Abstract

Mitochondrial permeability transition pore (mPTP) channel plays a central role in cell death because it mediates the effect of a sudden large opening of the inner mitochondrial membrane. Its associations with adenine nucleotide translocase and with ATP synthase within the general framework of mPTP research were challenged by genetic knock out experiments. This paper proposes the hypothesis that the matrix ATP regulates the mPTP. That hypothesis not only succeeds in classifying and explaining the existing experimental data but it also fits quite well to a peripheral branch of mPTP research proposing that the channel is composed of a combination of polyphosphates and poly-(R)-3-hydroxybutyrates glued by Ca ions. ATP also has a polyphosphate part and thus could be potentially incorporated into such kind of a channel.

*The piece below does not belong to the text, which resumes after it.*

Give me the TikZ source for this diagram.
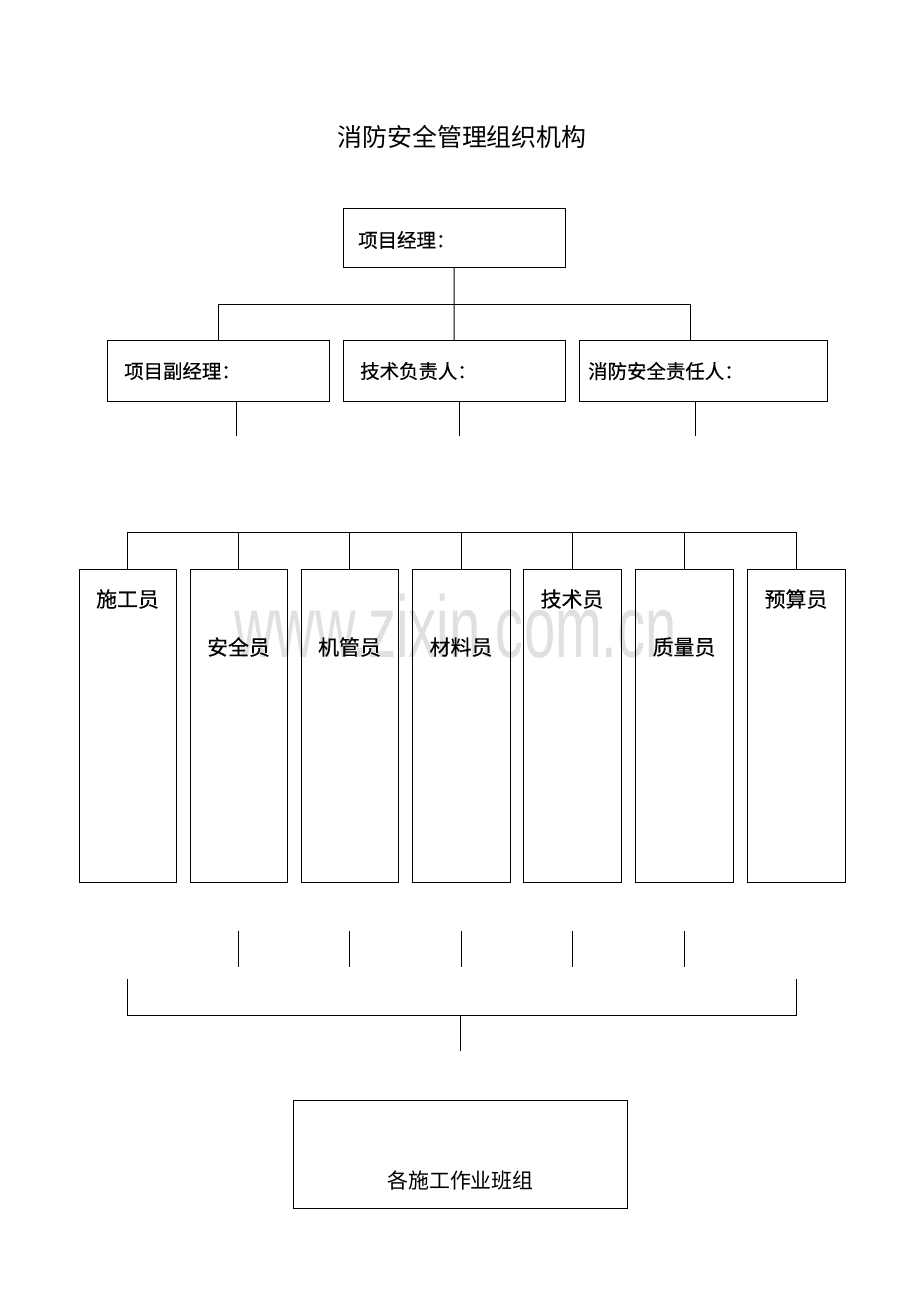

ATP not only has the potential to decrease the effective channel cross-section when the matrix ATP pool is full, but also, having four negative charges, ATP could be driven across the membrane, together with some accompanying metal ions. Thus, an effective potassium hydrogen exchanger is constructed. Cell death and “permeability transition” happen when the matrix ATP pool is emptied and so the mPTP channel is emptied from the ATP. As a result, the effective channel cross-section would greatly increase; instead of effectively going out, potassium would go in, and the matrix would burst. Hence, the regulation of the matrix ATP level could explain the effect of cyclosporin A – the main experimental modulator of mPTP channel activity, the mechanism of hypoxic/reperfusion injury, and many other.